• [To be done]
In your copy, leave out the pictures; write out all the data exactly.

• [Information shown]

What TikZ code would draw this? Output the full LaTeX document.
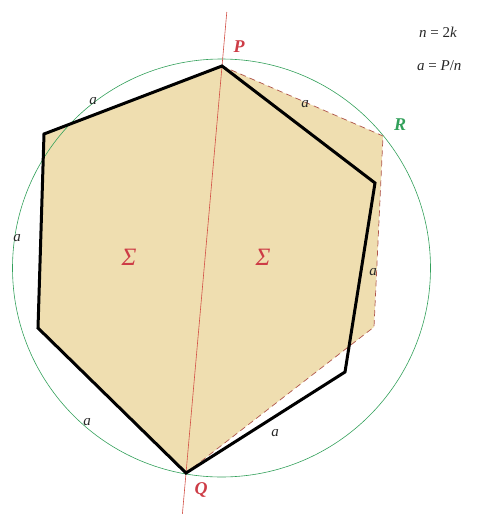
\documentclass[tikz,border=0pt]{standalone}
\usepackage{fontspec}
\setmainfont{Liberation Serif}
\usetikzlibrary{calc}
\definecolor{hexFill}{RGB}{239,222,176}
\definecolor{cGreen}{RGB}{50,160,90}
\definecolor{lRed}{RGB}{205,60,70}
\definecolor{axRed}{RGB}{210,80,70}
\definecolor{dRed}{RGB}{175,85,75}

\begin{document}
\begin{tikzpicture}[x=1pt,y=-1pt,
  side/.style={font=\fontsize{15}{17}\selectfont\itshape,text=black!85,inner sep=1pt},
  vlab/.style={font=\fontsize{18}{20}\selectfont\bfseries\itshape,inner sep=1pt},
  area/.style={font=\fontsize{25}{28}\selectfont\itshape,text=lRed},
  poly/.style={line width=3pt,line join=miter},
  mirror/.style={draw=dRed,dashed,dash pattern=on 6pt off 4pt,line width=0.7pt}]
  \useasboundingbox (0,0) rectangle (480,514);
  % vertices
  \coordinate (P) at (222,66);
  \coordinate (v1) at (375,183);
  \coordinate (v2) at (345,372);
  \coordinate (Q) at (186,473);
  \coordinate (v4) at (38,328);
  \coordinate (v5) at (44,134);
  \coordinate (R) at (383,136);
  \coordinate (w2) at (374,327);
  \coordinate (O) at (221.5,268);
  \coordinate (top) at (226.8,12);
  \coordinate (bot) at (182.4,514);
  % shaded part
  \fill[hexFill] (P) -- (R) -- (w2) -- (Q) -- (v4) -- (v5) -- cycle;
  \draw[cGreen,line width=0.6pt] (O) circle[radius=209pt];
  \draw[axRed,line width=0.6pt] (top) -- (bot);
  \draw[mirror] (P) -- (R) -- (w2) -- (Q);
  \draw[poly] (P) -- (v1) -- (v2) -- (Q) -- (v4) -- (v5) -- cycle;
  % labels
  \node[vlab,text=lRed] (lP) at (239,47) {P};
  \node[vlab,text=cGreen] (lR) at (400,125) {R};
  \node[vlab,text=lRed] (lQ) at (201,490) {Q};
  \node[area] (s1) at (129,257) {Σ};
  \node[area] (s2) at (263,257) {Σ};
  \node[side] (a1) at (93,101) {a};
  \node[side] (a2) at (305,104) {a};
  \node[side] (a3) at (17,238) {a};
  \node[side] (a4) at (373,272) {a};
  \node[side] (a5) at (87,422) {a};
  \node[side] (a6) at (275,433) {a};
  \node[side,font=\fontsize{15}{17}\selectfont,anchor=west] (eq1) at (418,32) {\textit{n} = 2\textit{k}};
  \node[side,font=\fontsize{15}{17}\selectfont,anchor=west] (eq2) at (416,66) {\textit{a} = \textit{P}/\textit{n}};
\end{tikzpicture}
\end{document}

• [Reply]
What TikZ code would draw this? Output the full LaTeX document.
\documentclass[tikz,border=0pt]{standalone}
\usepackage{fontspec}
\setmainfont{Liberation Serif}
\usetikzlibrary{calc}
\definecolor{hexFill}{RGB}{239,222,176}
\definecolor{cGreen}{RGB}{50,160,90}
\definecolor{lRed}{RGB}{205,60,70}
\definecolor{axRed}{RGB}{210,80,70}
\definecolor{dRed}{RGB}{175,85,75}

\begin{document}
\begin{tikzpicture}[x=1pt,y=-1pt,
  side/.style={font=\fontsize{15}{17}\selectfont\itshape,text=black!85,inner sep=1pt},
  vlab/.style={font=\fontsize{18}{20}\selectfont\bfseries\itshape,inner sep=1pt},
  area/.style={font=\fontsize{25}{28}\selectfont\itshape,text=lRed},
  poly/.style={line width=3pt,line join=miter},
  mirror/.style={draw=dRed,dashed,dash pattern=on 6pt off 4pt,line width=0.7pt}]
  \useasboundingbox (0,0) rectangle (480,514);
  % vertices
  \coordinate (P) at (222,66);
  \coordinate (v1) at (375,183);
  \coordinate (v2) at (345,372);
  \coordinate (Q) at (186,473);
  \coordinate (v4) at (38,328);
  \coordinate (v5) at (44,134);
  \coordinate (R) at (383,136);
  \coordinate (w2) at (374,327);
  \coordinate (O) at (221.5,268);
  \coordinate (top) at (226.8,12);
  \coordinate (bot) at (182.4,514);
  % shaded part
  \fill[hexFill] (P) -- (R) -- (w2) -- (Q) -- (v4) -- (v5) -- cycle;
  \draw[cGreen,line width=0.6pt] (O) circle[radius=209pt];
  \draw[axRed,line width=0.6pt] (top) -- (bot);
  \draw[mirror] (P) -- (R) -- (w2) -- (Q);
  \draw[poly] (P) -- (v1) -- (v2) -- (Q) -- (v4) -- (v5) -- cycle;
  % labels
  \node[vlab,text=lRed] (lP) at (239,47) {P};
  \node[vlab,text=cGreen] (lR) at (400,125) {R};
  \node[vlab,text=lRed] (lQ) at (201,490) {Q};
  \node[area] (s1) at (129,257) {Σ};
  \node[area] (s2) at (263,257) {Σ};
  \node[side] (a1) at (93,101) {a};
  \node[side] (a2) at (305,104) {a};
  \node[side] (a3) at (17,238) {a};
  \node[side] (a4) at (373,272) {a};
  \node[side] (a5) at (87,422) {a};
  \node[side] (a6) at (275,433) {a};
  \node[side,font=\fontsize{15}{17}\selectfont,anchor=west] (eq1) at (418,32) {\textit{n} = 2\textit{k}};
  \node[side,font=\fontsize{15}{17}\selectfont,anchor=west] (eq2) at (416,66) {\textit{a} = \textit{P}/\textit{n}};
\end{tikzpicture}
\end{document}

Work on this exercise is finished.